== Dataset records

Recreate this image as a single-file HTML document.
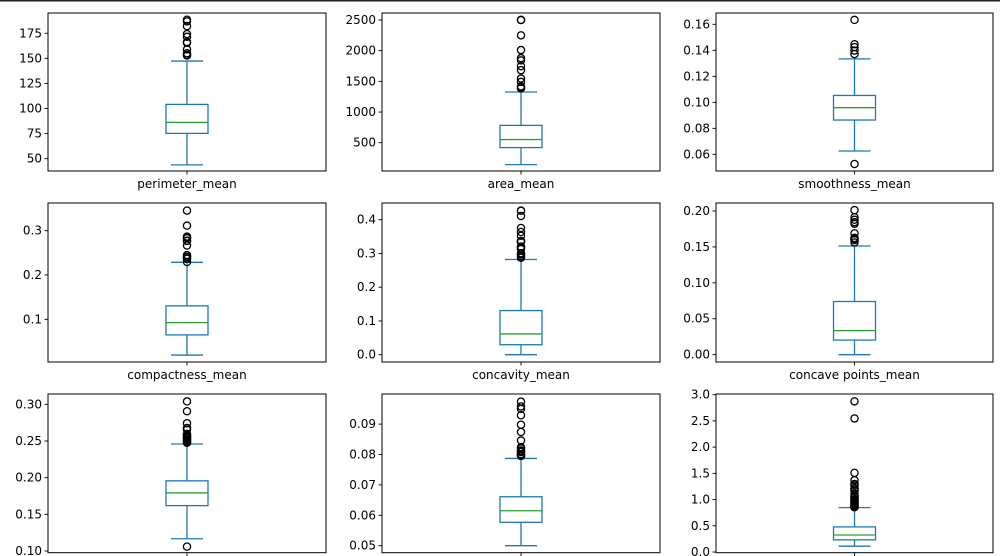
<!DOCTYPE html>
<html><head><meta charset="utf-8">
<style>
html,body{margin:0;padding:0;background:#fff;}
svg{display:block;font-family:"DejaVu Sans","Liberation Sans",sans-serif;}
</style></head>
<body>
<svg id="chart" width="1000" height="556" viewBox="0 0 1000 556" xmlns="http://www.w3.org/2000/svg">
<rect x="0" y="0" width="1000" height="1.5" fill="#222"/>
</svg>
<script>
const names = ["perimeter_mean","area_mean","smoothness_mean","compactness_mean","concavity_mean","concave points_mean","symmetry_mean","fractal_dimension_mean","radius_se"];
const q1s = [75.2, 420.3, 0.0864, 0.0649, 0.0296, 0.0203, 0.1619, 0.0577, 0.2324];
const medians = [86.2, 551.1, 0.0959, 0.0926, 0.0615, 0.0335, 0.1792, 0.0615, 0.3242];
const q3s = [104.1, 782.7, 0.1053, 0.1304, 0.1307, 0.0740, 0.1957, 0.0661, 0.4789];
const whLo = [43.8, 143.5, 0.0626, 0.0194, 0.0, 0.0, 0.1167, 0.0500, 0.1115];
const whHi = [147.3, 1326, 0.1334, 0.2287, 0.2821, 0.1513, 0.2459, 0.0787, 0.8460];
const outliers0 = [152.8,153.5,155.1,158.9,165.5,166.2,171.5,174.2,182.1,186.9,188.5];
const outliers1 = [1386,1404,1419,1491,1546,1682,1747,1841,1878,2010,2250,2499,2501];
const outliers2 = [0.0526,0.1371,0.1398,0.1425,0.1447,0.1634];
const outliers3 = [0.2293,0.2364,0.2396,0.2413,0.245,0.2665,0.2768,0.2776,0.2832,0.2839,0.2867,0.3114,0.3454];
const outliers4 = [0.2871,0.2914,0.2965,0.3001,0.3003,0.3130,0.3189,0.3201,0.3339,0.3354,0.3368,0.3523,0.3635,0.3754,0.4108,0.4264,0.4268];
const outliers5 = [0.1562,0.1595,0.1604,0.1620,0.1625,0.1689,0.1823,0.1845,0.1878,0.1913,0.2012];
const outliers6 = [0.106,0.2477,0.2481,0.2495,0.2506,0.2512,0.2521,0.2538,0.2548,0.2556,0.2569,0.2587,0.2597,0.2655,0.2678,0.2743,0.2906,0.304];
const outliers7 = [0.0795,0.0797,0.0800,0.0801,0.0808,0.0810,0.0813,0.0820,0.0824,0.0846,0.0874,0.0898,0.0929,0.0950,0.0958,0.0974];
const outliers8 = [0.8529,0.8561,0.8705,0.8811,0.8973,0.9029,0.9289,0.9317,0.9553,0.9622,0.9811,0.9915,1.0,1.009,1.046,1.058,1.07,1.111,1.167,1.178,1.207,1.214,1.215,1.264,1.292,1.296,1.37,1.509,2.547,2.873];
const outlierSets = [outliers0,outliers1,outliers2,outliers3,outliers4,outliers5,outliers6,outliers7,outliers8];
const ticks0 = [50,75,100,125,150,175];
const ticks1 = [500,1000,1500,2000,2500];
const ticks2 = [0.06,0.08,0.10,0.12,0.14,0.16];
const ticks3 = [0.1,0.2,0.3];
const ticks4 = [0.0,0.1,0.2,0.3,0.4];
const ticks5 = [0.00,0.05,0.10,0.15,0.20];
const ticks6 = [0.10,0.15,0.20,0.25,0.30];
const ticks7 = [0.05,0.06,0.07,0.08,0.09];
const ticks8 = [0.0,0.5,1.0,1.5,2.0,2.5,3.0];
const tickSets = [ticks0,ticks1,ticks2,ticks3,ticks4,ticks5,ticks6,ticks7,ticks8];
const tickDecimals = [0,0,2,1,1,2,2,2,1];
const domains = [[37.7,195.2],[39,2614],[0.0472,0.1687],[0.0037,0.3625],[-0.0216,0.4494],[-0.0102,0.2111],[0.0977,0.3141],[0.0477,0.0999],[-0.013,3.013]];

const NS = "http://www.w3.org/2000/svg";
const svg = document.getElementById("chart");
const colX = [[48,326],[382,660],[716,993]];
const rowY = [[13,171],[203,362],[394,552.7]];
function mk(tag, attrs, parent){const e=document.createElementNS(NS,tag);for(const k in attrs)e.setAttribute(k,attrs[k]);(parent||svg).appendChild(e);return e;}

for(let i=0;i<9;i++){
  const c=i%3, r=Math.floor(i/3);
  const [x0,x1]=colX[c], [yT,yB]=rowY[r];
  const [d0,d1]=domains[i];
  const y=v=>yB-(v-d0)/(d1-d0)*(yB-yT);
  const cx=(x0+x1)/2;
  const g=mk("g",{});
  
  
  const blue="#1f77b4";
  const wl=mk("line",{x1:cx,x2:cx,y1:y(q1s[i]),y2:y(whLo[i]),stroke:blue,"stroke-width":1.3},g);
  
  
  const wh=mk("line",{x1:cx,x2:cx,y1:y(q3s[i]),y2:y(whHi[i]),stroke:blue,"stroke-width":1.3},g);
  
  
  const cl=mk("line",{x1:cx-16,x2:cx+16,y1:y(whLo[i]),y2:y(whLo[i]),stroke:blue,"stroke-width":1.3},g);
  
  
  const ch=mk("line",{x1:cx-16,x2:cx+16,y1:y(whHi[i]),y2:y(whHi[i]),stroke:blue,"stroke-width":1.3},g);
  
  
  const bx=mk("rect",{x:cx-21,y:y(q3s[i]),width:42,height:y(q1s[i])-y(q3s[i]),fill:"none",stroke:blue,"stroke-width":1.3},g);
  
  
  const md=mk("line",{x1:cx-21,x2:cx+21,y1:y(medians[i]),y2:y(medians[i]),stroke:"#2ca02c","stroke-width":1.3},g);
  
  
  for(const v of outlierSets[i]){
    const o=mk("circle",{cx:cx,cy:y(v),r:3.6,fill:"none",stroke:"#000","stroke-width":1.3},g);
    
    
  }
  const fr=mk("rect",{x:x0,y:yT,width:x1-x0,height:yB-yT,fill:"none",stroke:"#000","stroke-width":1},g);
  
  
  for(const t of tickSets[i]){
    const ty=y(t);
    const tl=mk("line",{x1:x0-3.5,x2:x0,y1:ty,y2:ty,stroke:"#000","stroke-width":0.9},g);
    
    
    const tx=mk("text",{x:x0-6,y:ty+4,"text-anchor":"end","font-size":"12px",fill:"#000"},g);
    tx.textContent=t.toFixed(tickDecimals[i]);
    
    
  }
  const xt=mk("line",{x1:cx,x2:cx,y1:yB,y2:yB+3.5,stroke:"#000","stroke-width":0.9},g);
  
  
  const xl=mk("text",{x:cx,y:yB+17,"text-anchor":"middle","font-size":"12px",fill:"#000"},g);
  xl.textContent=names[i];
  
  
}
</script>
</body></html>
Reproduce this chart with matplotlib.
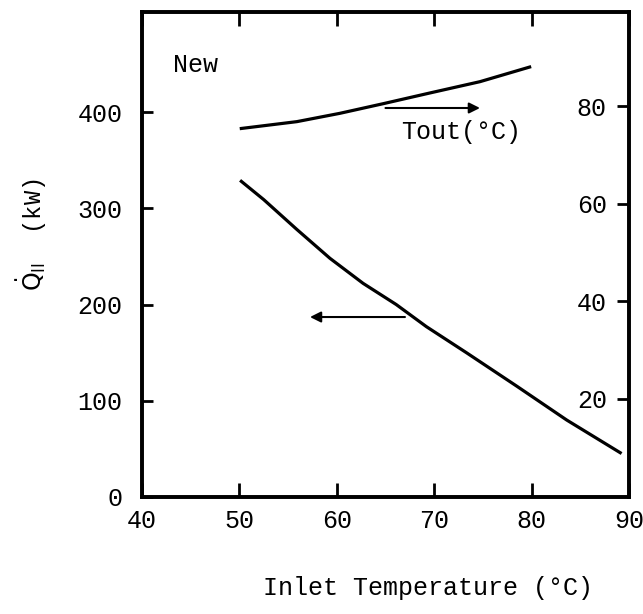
import matplotlib
matplotlib.use("Agg")
import matplotlib.pyplot as plt

# Q_II (left axis, kW) vs inlet temperature
q_temp = [50.2, 52.5, 55.9, 59.3, 62.7, 66.1, 69.2, 73.3, 78.5, 83.6, 89.1]
q_kw = [328, 309, 278, 248, 222, 200, 177, 150, 115, 80, 46]

# Tout (right axis, degC) vs inlet temperature
t_temp = [50.2, 55.9, 60.3, 64.8, 69.6, 74.7, 79.8]
t_out = [75.4, 76.8, 78.5, 80.5, 82.7, 85.0, 88.0]

x_ticks = [40, 50, 60, 70, 80, 90]
left_ticks = [0, 100, 200, 300, 400]
right_ticks = [20, 40, 60, 80]

plt.rcParams['font.family'] = ['Liberation Mono', 'DejaVu Sans Mono']
plt.rcParams['mathtext.fontset'] = 'dejavusans'

fig = plt.figure(figsize=(6.43, 6.14), dpi=100)
ax1 = fig.add_axes([0.2208, 0.1906, 0.7574, 0.7899])
ax2 = ax1.twinx()

for ax in (ax1, ax2):
    for s in ax.spines.values():
        s.set_linewidth(2.6)

ax1.plot(q_temp, q_kw, color='black', lw=2.3)
ax2.plot(t_temp, t_out, color='black', lw=2.3)

ax1.set_xlim(40, 90)
ax1.set_ylim(0, 504)
ax2.set_ylim(-0.2, 99.3)

ax1.set_xticks(x_ticks)
ax1.set_yticks(left_ticks)
ax2.set_yticks(right_ticks)

ax1.tick_params(axis='x', direction='in', top=True, length=10, width=2,
                pad=9, labelsize=18)
ax1.tick_params(axis='y', direction='in', length=8, width=2, pad=14,
                labelsize=18)
ax2.tick_params(axis='y', direction='in', length=9, width=2, pad=-16,
                labelsize=18)
for lbl in ax2.get_yticklabels():
    lbl.set_horizontalalignment('right')

# arrows pointing to each curve's axis
ax2.annotate('', xy=(74.7, 79.6), xytext=(65.0, 79.6),
             arrowprops=dict(arrowstyle='-|>', color='black', lw=1.5,
                             mutation_scale=16, shrinkA=0, shrinkB=0))
ax1.annotate('', xy=(57.25, 187), xytext=(67.0, 187),
             arrowprops=dict(arrowstyle='-|>', color='black', lw=1.5,
                             mutation_scale=16, shrinkA=0, shrinkB=0))

ax1.text(43.2, 449, 'New', fontsize=18, ha='left', va='center')
ax2.text(72.8, 74.7, 'Tout(°C)', fontsize=18, ha='center', va='center')

ax1.set_xlabel('Inlet Temperature (°C)', fontsize=18)
ax1.xaxis.set_label_coords(0.587, -0.163)
ax1.set_ylabel(r'$\dot{\mathrm{Q}}_{\mathrm{II}}$  (kW)', fontsize=17)
ax1.yaxis.set_label_coords(-0.19, 0.54)

fig.savefig('out.png', dpi=100)
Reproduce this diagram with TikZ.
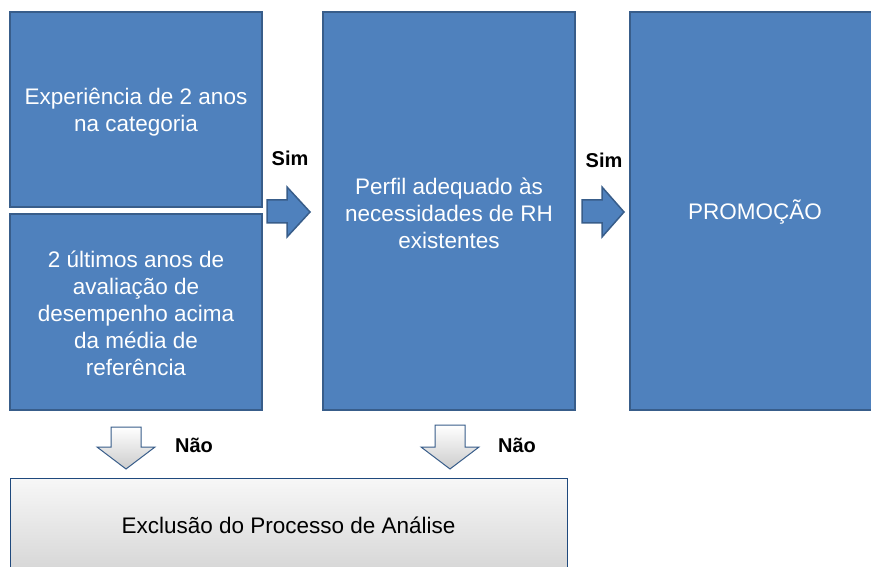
\documentclass[tikz,border=0pt]{standalone}
\usepackage{fontspec}
\setmainfont{Liberation Sans}
\definecolor{boxblue}{RGB}{79,129,189}
\definecolor{boxedge}{RGB}{56,93,138}
\definecolor{darkedge}{RGB}{31,73,125}
\begin{document}
\begin{tikzpicture}[x=1pt,y=-1pt,
  bluebox/.style={draw=boxedge,line width=2pt,fill=boxblue,inner sep=0pt},
  boxtext/.style={text=white,align=center,inner sep=0pt,font=\fontsize{22.5}{27}\selectfont},
  graybox/.style={draw=darkedge,line width=1pt,top color=gray!6,bottom color=gray!32,
    inner sep=0pt},
  rarrow/.style={draw=boxedge,line width=1.5pt,fill=boxblue,line join=miter},
  darrow/.style={draw=boxedge,line width=1pt,top color=white,bottom color=gray!40,line join=miter},
  lbl/.style={font=\fontsize{20}{24}\selectfont\bfseries,text=black,inner sep=0pt}]
\useasboundingbox (0,0) rectangle (871,567);
\clip (0,0) rectangle (871,567);
\fill[white] (0,0) rectangle (871,567);
% boxes
\node[bluebox,minimum width=252pt,minimum height=195pt] (exp) at (136,109.5) {};
\node[boxtext,yshift=-3pt] (exptxt) at (exp.center) {Experiência de 2 anos\\na categoria};
\node[bluebox,minimum width=252pt,minimum height=196pt] (aval) at (136,312) {};
\node[boxtext,yshift=-1pt] (avaltxt) at (aval.center)
  {2 últimos anos de\\avaliação de\\desempenho acima\\da média de\\referência};
\node[bluebox,minimum width=252pt,minimum height=398pt] (perfil) at (449,211) {};
\node[boxtext,yshift=-2pt] (perfiltxt) at (perfil.center)
  {Perfil adequado às\\necessidades de RH\\existentes};
\node[bluebox,minimum width=250pt,minimum height=398pt] (promo) at (755,211) {};
\node[boxtext,yshift=-1pt] (promotxt) at (promo.center) {PROMOÇÃO};
\node[graybox,minimum width=557pt,minimum height=94pt,
  font=\fontsize{22.5}{27}\selectfont] (excl) at (288.5,525)
  {Exclusão do Processo de Análise};
% block arrows
\draw[rarrow] (267,200) -- (287,200) -- (287,187) -- (310,212) -- (287,237)
  -- (287,223) -- (267,223) -- cycle;
\draw[rarrow] (582,200) -- (602,200) -- (602,187) -- (624,212) -- (602,237)
  -- (602,223) -- (582,223) -- cycle;
\draw[darrow] (111,427) -- (141,427) -- (141,447) -- (155,447) -- (126,469)
  -- (97,447) -- (111,447) -- cycle;
\draw[darrow] (435,425) -- (465,425) -- (465,447) -- (479,447) -- (450,469)
  -- (421,447) -- (435,447) -- cycle;
% labels
\node[lbl] (sim1) at (290,158) {Sim};
\node[lbl] (sim2) at (604,160) {Sim};
\node[lbl] (nao1) at (194,445) {Não};
\node[lbl] (nao2) at (517,445) {Não};
\end{tikzpicture}
\end{document}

====

• Exercise: Quote the lines above exactly, starting with the one that has "Reproduce this chart with matplotlib." and ending with the one that has "s.set_linewidth(2.6)"; drop the pictures and include nothing else.

• Solution for this problem:
Reproduce this chart with matplotlib.
import matplotlib
matplotlib.use("Agg")
import matplotlib.pyplot as plt

# Q_II (left axis, kW) vs inlet temperature
q_temp = [50.2, 52.5, 55.9, 59.3, 62.7, 66.1, 69.2, 73.3, 78.5, 83.6, 89.1]
q_kw = [328, 309, 278, 248, 222, 200, 177, 150, 115, 80, 46]

# Tout (right axis, degC) vs inlet temperature
t_temp = [50.2, 55.9, 60.3, 64.8, 69.6, 74.7, 79.8]
t_out = [75.4, 76.8, 78.5, 80.5, 82.7, 85.0, 88.0]

x_ticks = [40, 50, 60, 70, 80, 90]
left_ticks = [0, 100, 200, 300, 400]
right_ticks = [20, 40, 60, 80]

plt.rcParams['font.family'] = ['Liberation Mono', 'DejaVu Sans Mono']
plt.rcParams['mathtext.fontset'] = 'dejavusans'

fig = plt.figure(figsize=(6.43, 6.14), dpi=100)
ax1 = fig.add_axes([0.2208, 0.1906, 0.7574, 0.7899])
ax2 = ax1.twinx()

for ax in (ax1, ax2):
    for s in ax.spines.values():
        s.set_linewidth(2.6)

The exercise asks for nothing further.